9. I'd like for Campos to get interested in airing the San Francisco Fire Department's commission meetings on SF GovTV. In the spring, when I approached his City Hall office about pressuring the Department of Public Health's commission meetings on Channel 26, the staff wasn't interested in the project. Here we had a city agency with tremendous influences over the health of hundreds of thousands of citizens, not to mention a huge multimillion dollar budget, and no one could watch and hear the health commission meetings.

After a month of my solo lobbying, DPH director Barbara Garcia authorized money be spent installing cameras and microphones in the auditorium at 101 Grove Street and the public and taxpayers now can tune in and watch anytime with the video-on-demand option at SF GovTV. Campos could have had a feather in his cap on this government transparency matter and used it as an example of his power of persuasion during the assembly race.

The fire department, with an $86 million budget, is under much pressure and scrutiny because of a shortage of trained EMT ambulance workers and poor response times to medical emergencies on the streets and in homes. Department chief Joanna Hayes-White faces calls from many quarters to be replaced. In short, a number of crises roil the SFFD and their commission meetings aren't televised. This must change in order to better serve the City and improve this vital department.

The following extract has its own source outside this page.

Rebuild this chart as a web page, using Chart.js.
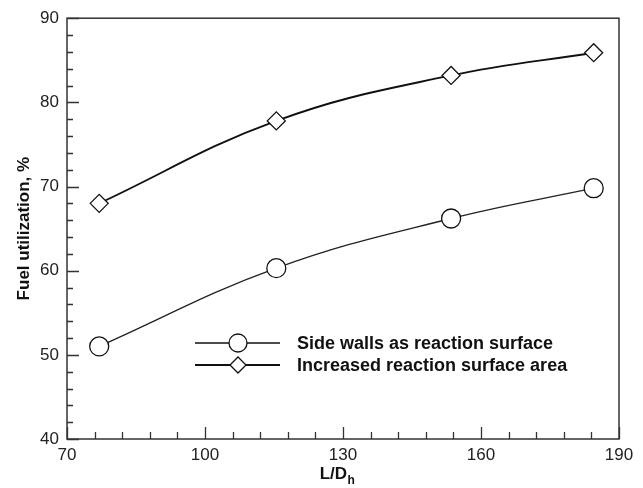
<!DOCTYPE html>
<html>
<head>
<meta charset="utf-8">
<script src="https://cdn.jsdelivr.net/npm/chart.js@4"></script>
<style>
  html, body { margin: 0; padding: 0; background: #fff; }
  #wrap { width: 643px; height: 488px; }
</style>
</head>
<body>
<div id="wrap"><canvas id="fuelChart"></canvas></div>
<script>
// L/Dh positions of the four channels
const ratios = [77, 115.5, 153.5, 184.5];
// fuel utilization, %
const sideWalls = [51, 60.3, 66.2, 69.8];
const increasedArea = [68, 77.8, 83.2, 85.9];
const seriesLabels = ["Side walls as reaction surface", "Increased reaction surface area"];
const xTitle = "L/D";
const xTitleSub = "h";
const yTitle = "Fuel utilization, %";

const FONT = "'Liberation Sans', Arial, sans-serif";

// frame, inward ticks, legend and x title
const decorPlugin = {
  id: "decor",
  afterDraw(chart) {
    const ctx = chart.ctx;
    const area = chart.chartArea;
    const xs = chart.scales.x;
    const ys = chart.scales.y;
    ctx.save();

    // box
    ctx.strokeStyle = "#333";
    ctx.lineWidth = 1.5;
    ctx.strokeRect(area.left, area.top, area.right - area.left, area.bottom - area.top);

    // ticks on left and bottom, pointing into the plot
    ctx.lineWidth = 1.3;
    ctx.beginPath();
    for (let v = 40; v <= 90; v += 2) {
      const y = Math.round(ys.getPixelForValue(v)) + 0.5;
      const len = v % 10 === 0 ? 12 : 6;
      ctx.moveTo(area.left, y);
      ctx.lineTo(area.left + len, y);
    }
    for (let v = 70; v <= 190; v += 6) {
      const x = Math.round(xs.getPixelForValue(v)) + 0.5;
      const len = (v - 70) % 30 === 0 ? 12 : 7;
      ctx.moveTo(x, area.bottom);
      ctx.lineTo(x, area.bottom - len);
    }
    ctx.stroke();

    // legend: line - marker - line, then label
    const rows = [
      { y: 343, ds: chart.data.datasets[0] },
      { y: 365, ds: chart.data.datasets[1] }
    ];
    rows.forEach((r) => {
      ctx.strokeStyle = "#111";
      ctx.lineWidth = r.ds.borderWidth;
      ctx.beginPath();
      ctx.moveTo(195, r.y);
      ctx.lineTo(280, r.y);
      ctx.stroke();
      ctx.fillStyle = "#fff";
      ctx.strokeStyle = "#111";
      ctx.beginPath();
      if (r.ds.pointStyle === "circle") {
        ctx.arc(238, r.y, r.ds.pointRadius - 0.5, 0, Math.PI * 2);
      } else {
        const h = r.ds.pointRadius - 1;
        ctx.moveTo(238, r.y - h);
        ctx.lineTo(238 + h, r.y);
        ctx.lineTo(238, r.y + h);
        ctx.lineTo(238 - h, r.y);
        ctx.closePath();
      }
      ctx.fill();
      ctx.lineWidth = 1.3;
      ctx.stroke();
      ctx.fillStyle = "#111";
      ctx.font = "bold 18px " + FONT;
      ctx.textAlign = "left";
      ctx.textBaseline = "middle";
      ctx.fillText(r.ds.label, 297, r.y + 1);
    });

    // x axis title with subscript
    ctx.fillStyle = "#111";
    ctx.textBaseline = "alphabetic";
    ctx.font = "bold 17px " + FONT;
    const mainW = ctx.measureText(xTitle).width;
    ctx.font = "bold 12px " + FONT;
    const subW = ctx.measureText(xTitleSub).width;
    const x0 = (area.left + area.right) / 2 - 6 - (mainW + subW) / 2;
    ctx.font = "bold 17px " + FONT;
    ctx.textAlign = "left";
    ctx.fillText(xTitle, x0, 479);
    ctx.font = "bold 12px " + FONT;
    ctx.fillText(xTitleSub, x0 + mainW + 0.5, 484);

    ctx.restore();
  }
};

const ctx = document.getElementById("fuelChart").getContext("2d");

const fuelChart = new Chart(ctx, {
  type: "line",
  data: {
    datasets: [
      {
        label: seriesLabels[0],
        data: ratios.map((r, i) => ({ x: r, y: sideWalls[i] })),
        borderColor: "#222",
        borderWidth: 1.3,
        backgroundColor: "#fff",
        pointStyle: "circle",
        pointRadius: 9.5,
        pointBorderWidth: 1.3,
        pointBorderColor: "#111",
        pointBackgroundColor: "#fff",
        tension: 0.4
      },
      {
        label: seriesLabels[1],
        data: ratios.map((r, i) => ({ x: r, y: increasedArea[i] })),
        borderColor: "#111",
        borderWidth: 1.9,
        backgroundColor: "#fff",
        pointStyle: "rectRot",
        pointRadius: 9,
        pointBorderWidth: 1.3,
        pointBorderColor: "#111",
        pointBackgroundColor: "#fff",
        tension: 0.4
      }
    ]
  },
  options: {
    responsive: true,
    maintainAspectRatio: false,
    animation: false,
    layout: { padding: { top: 17, right: 24, left: 0, bottom: 0 } },
    plugins: {
      legend: { display: false },
      tooltip: { enabled: false }
    },
    scales: {
      x: {
        type: "linear",
        min: 70,
        max: 190,
        grid: { display: false, drawTicks: false },
        border: { display: false },
        ticks: {
          stepSize: 30,
          padding: 6,
          color: "#222",
          font: { family: FONT, size: 17 }
        },
        afterFit(scale) { scale.height = 49; }
      },
      y: {
        min: 40,
        max: 90,
        grid: { display: false, drawTicks: false },
        border: { display: false },
        ticks: {
          stepSize: 10,
          padding: 8,
          color: "#222",
          font: { family: FONT, size: 17 }
        },
        title: {
          display: true,
          text: yTitle,
          color: "#111",
          font: { family: FONT, size: 17, weight: "bold" },
          padding: { top: 14, bottom: 0 }
        },
        afterFit(scale) { scale.width = 67; }
      }
    }
  },
  plugins: [decorPlugin]
});
</script>
</body>
</html>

At minimum, Campos can send a letter to Chief White-Hayes strongly urging her to either move her meetings to a camera equipped room at City Hall, like the police commission did long ago, or install the necessary tech equipment to begin airing SFFD meetings on SF GovTV by the end of the year.

Campos has two years left on the Board of Supervisors. He's going to need plenty of prodding to be a better elected official. Let's see if he's open to my advice.

1 comment:

Anonymous said...

Those are some pretty basic and well-reasoned items for Campos (or any Supe) to consider and expedite.

Makes me wonder what we pay all that good money for right now?